In a statement issued by her office, Commissioner Dixon said she hoped these issues will be addressed by the CJEU as soon as possible to provide certainty for data subjects and controllers alike. In that context, the Commissioner acknowledges that many businesses rely on SCCs to transfer data from the EU to the U.S. It is important to note that today’s decision does not invalidate the SCCs (nor the Privacy Shield), nor does it prohibit their continued use for the purpose of data transfers to the U.S. or elsewhere.

“Uncertainty” is putting it mildly. If the CJEU were to rule against the common legal arrangements used by thousands of firms to transfer personal data outside the EU, this could cause major panic among companies as they look for alternative transfer mechanisms. In reality, millions of these transfers happen every hour of every day, including credit card transactions, hotel and transportation bookings, or even moving employee data between countries. Day-to-day business practices would be heavily impacted.
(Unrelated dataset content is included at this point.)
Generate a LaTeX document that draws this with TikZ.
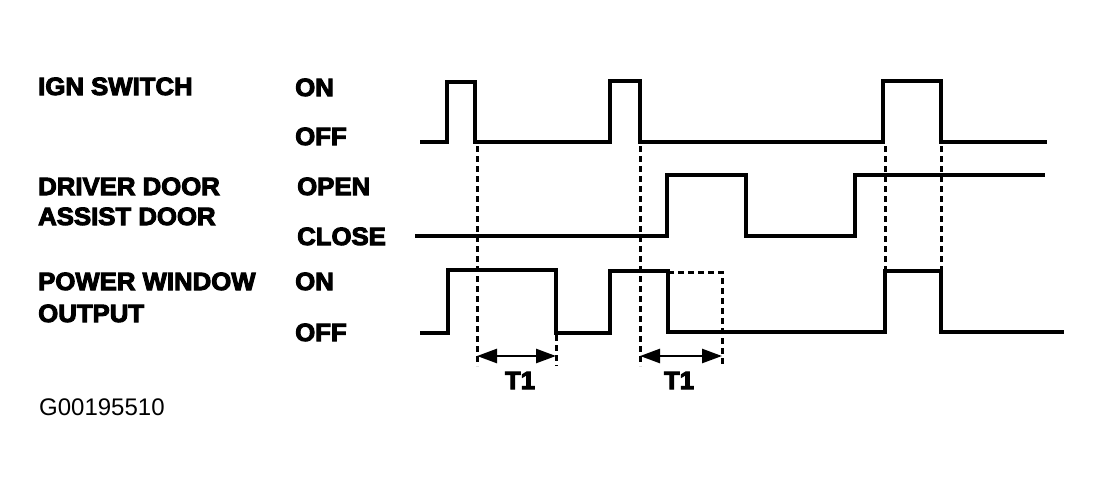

What’s next? I spoke to Kate Colleary, CIPP/E, from Colleary & Co. law firm and co-founder of privacy consulting company Frontier Privacy. She said the Irish High Court will now hear submissions from all parties on the content and format of the questions to be put to the CJEU. How these questions are phrased is likely to be subject to intense scrutiny and lengthy legal submissions. Once the submissions are made, the Irish Court will draft the final version of the questions to be put to the CJEU and refer the case to that court for a decision. Colleary added that the CJEU is likely to consider the case law to date, the facts as set out in the Snowden revelations, and the ongoing concerns about U.S. agencies’ alleged ability to indiscriminately access personal data of European citizens.

The process is likely to take at least another 18 months to conclude. In the meantime, SCCs and Privacy Shield certifications remain valid. Organizations will continue to rely on those methods to lawfully transfer data to the U.S., but we should expect everyone to be eyeing possibilities for alternative solutions.